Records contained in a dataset
☆ ☆ ☆ ☆ ☆
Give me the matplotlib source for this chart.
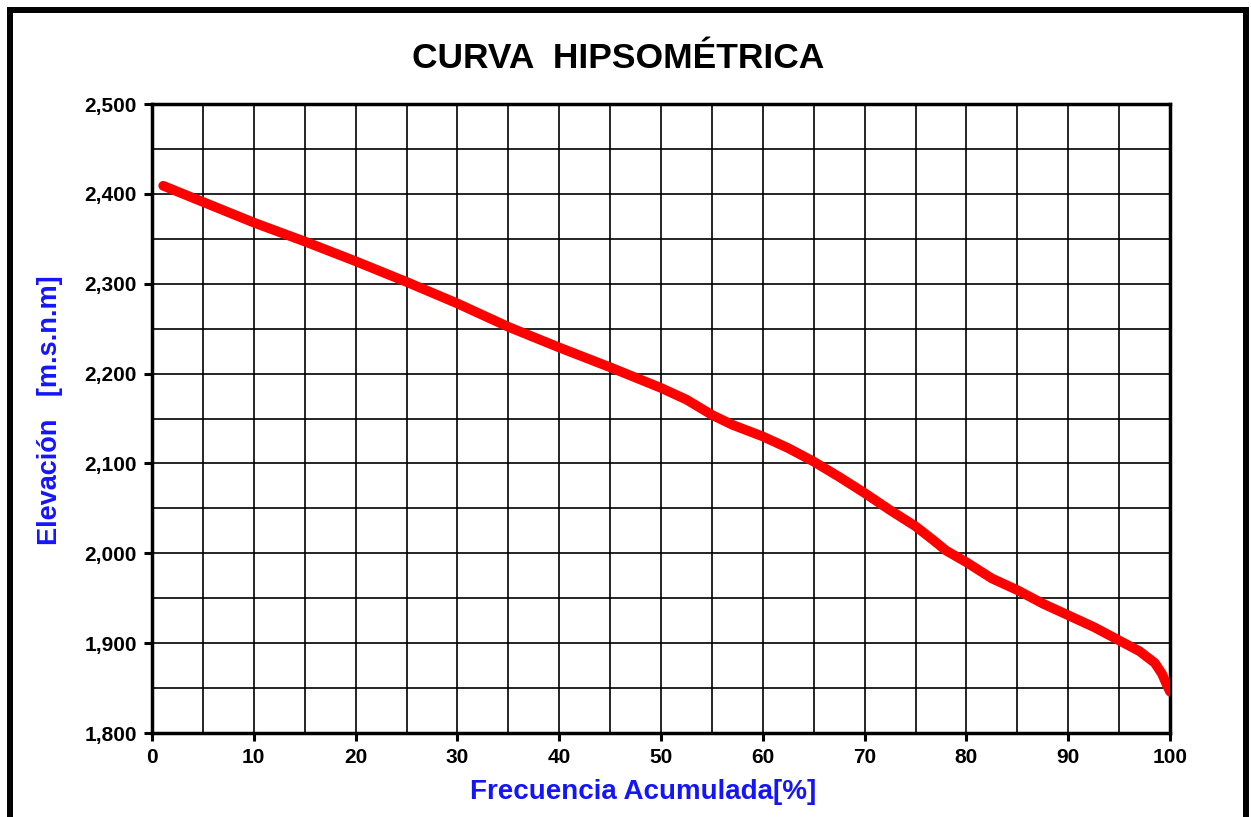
import matplotlib

matplotlib.use("Agg")

import matplotlib.pyplot as plt
from matplotlib.patches import Rectangle
from matplotlib.ticker import FuncFormatter, MultipleLocator

plt.rcParams["font.family"] = ["Liberation Sans", "DejaVu Sans"]

# cumulative frequency (%) and elevation (m.s.n.m)
frecuencia = [1.1, 5, 10, 15, 20, 25, 30, 35, 40, 45, 50, 52.5, 55, 57, 60,
              62.5, 65, 67.5, 70, 72.5, 75, 76.7, 78, 80, 82.5, 85, 87.5, 90,
              92.5, 95, 97, 98.5, 99.2, 99.7, 100]
elevacion = [2409, 2391, 2368, 2347, 2325, 2302, 2278, 2252, 2229, 2207, 2184,
             2171, 2154, 2143, 2130, 2117, 2102, 2085, 2067, 2048, 2030, 2015,
             2003, 1990, 1972, 1959, 1944, 1931, 1918, 1903, 1891, 1878, 1866,
             1853, 1846]

fig = plt.figure(figsize=(12.51, 8.17), dpi=100)
fig.patch.set_facecolor("white")

# thick outer frame, bottom edge runs off the image
fig.patches.append(Rectangle((0.0076, -0.05), 0.9884, 1.0378, transform=fig.transFigure,
                             fill=False, edgecolor="black", linewidth=4.3, clip_on=False))

ax = fig.add_axes([0.1215, 0.1028, 0.8138, 0.7699])
ax.plot(frecuencia, elevacion, color="#ff0000", linewidth=7,
        solid_capstyle="round", solid_joinstyle="round", zorder=3)

ax.set_xlim(0, 100)
ax.set_ylim(1800, 2500)
ax.xaxis.set_major_locator(MultipleLocator(10))
ax.xaxis.set_minor_locator(MultipleLocator(5))
ax.yaxis.set_major_locator(MultipleLocator(100))
ax.yaxis.set_minor_locator(MultipleLocator(50))
ax.yaxis.set_major_formatter(FuncFormatter(lambda v, p: f"{v:,.0f}"))

ax.grid(True, which="both", color="black", linewidth=1.2)
ax.set_axisbelow(True)
ax.tick_params(which="major", direction="out", length=6, width=2.2,
               labelsize=15, pad=5)
ax.tick_params(which="minor", length=0)
for label in ax.get_xticklabels() + ax.get_yticklabels():
    label.set_fontweight("bold")
for spine in ax.spines.values():
    spine.set_linewidth(2.5)

fig.text(0.494, 0.928, "CURVA  HIPSOMÉTRICA", ha="center", va="center",
         fontsize=25.5, fontweight="bold", color="black")
fig.text(0.514, 0.030, "Frecuencia Acumulada[%]", ha="center", va="center",
         fontsize=20, fontweight="bold", color="#1414ff")
fig.text(0.040, 0.498, "Elevación   [m.s.n.m]", ha="center", va="center",
         rotation=90, fontsize=19.5, fontweight="bold", color="#1414ff")

fig.savefig("out.png", dpi=100, facecolor=fig.get_facecolor())
plt.close(fig)
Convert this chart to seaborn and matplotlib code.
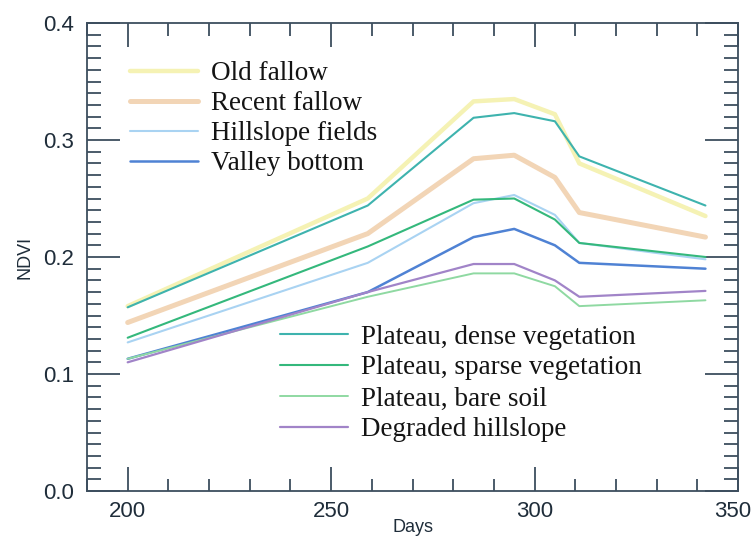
☆ ☆ ☆ ☆ ☆
- [Exercise brief]:
Retype the data above exactly; pictures are not part of the copy.

- [Exercise response]:
Give me the matplotlib source for this chart.
import matplotlib

matplotlib.use("Agg")

import matplotlib.pyplot as plt
from matplotlib.patches import Rectangle
from matplotlib.ticker import FuncFormatter, MultipleLocator

plt.rcParams["font.family"] = ["Liberation Sans", "DejaVu Sans"]

# cumulative frequency (%) and elevation (m.s.n.m)
frecuencia = [1.1, 5, 10, 15, 20, 25, 30, 35, 40, 45, 50, 52.5, 55, 57, 60,
              62.5, 65, 67.5, 70, 72.5, 75, 76.7, 78, 80, 82.5, 85, 87.5, 90,
              92.5, 95, 97, 98.5, 99.2, 99.7, 100]
elevacion = [2409, 2391, 2368, 2347, 2325, 2302, 2278, 2252, 2229, 2207, 2184,
             2171, 2154, 2143, 2130, 2117, 2102, 2085, 2067, 2048, 2030, 2015,
             2003, 1990, 1972, 1959, 1944, 1931, 1918, 1903, 1891, 1878, 1866,
             1853, 1846]

fig = plt.figure(figsize=(12.51, 8.17), dpi=100)
fig.patch.set_facecolor("white")

# thick outer frame, bottom edge runs off the image
fig.patches.append(Rectangle((0.0076, -0.05), 0.9884, 1.0378, transform=fig.transFigure,
                             fill=False, edgecolor="black", linewidth=4.3, clip_on=False))

ax = fig.add_axes([0.1215, 0.1028, 0.8138, 0.7699])
ax.plot(frecuencia, elevacion, color="#ff0000", linewidth=7,
        solid_capstyle="round", solid_joinstyle="round", zorder=3)

ax.set_xlim(0, 100)
ax.set_ylim(1800, 2500)
ax.xaxis.set_major_locator(MultipleLocator(10))
ax.xaxis.set_minor_locator(MultipleLocator(5))
ax.yaxis.set_major_locator(MultipleLocator(100))
ax.yaxis.set_minor_locator(MultipleLocator(50))
ax.yaxis.set_major_formatter(FuncFormatter(lambda v, p: f"{v:,.0f}"))

ax.grid(True, which="both", color="black", linewidth=1.2)
ax.set_axisbelow(True)
ax.tick_params(which="major", direction="out", length=6, width=2.2,
               labelsize=15, pad=5)
ax.tick_params(which="minor", length=0)
for label in ax.get_xticklabels() + ax.get_yticklabels():
    label.set_fontweight("bold")
for spine in ax.spines.values():
    spine.set_linewidth(2.5)

fig.text(0.494, 0.928, "CURVA  HIPSOMÉTRICA", ha="center", va="center",
         fontsize=25.5, fontweight="bold", color="black")
fig.text(0.514, 0.030, "Frecuencia Acumulada[%]", ha="center", va="center",
         fontsize=20, fontweight="bold", color="#1414ff")
fig.text(0.040, 0.498, "Elevación   [m.s.n.m]", ha="center", va="center",
         rotation=90, fontsize=19.5, fontweight="bold", color="#1414ff")

fig.savefig("out.png", dpi=100, facecolor=fig.get_facecolor())
plt.close(fig)
Convert this chart to seaborn and matplotlib code.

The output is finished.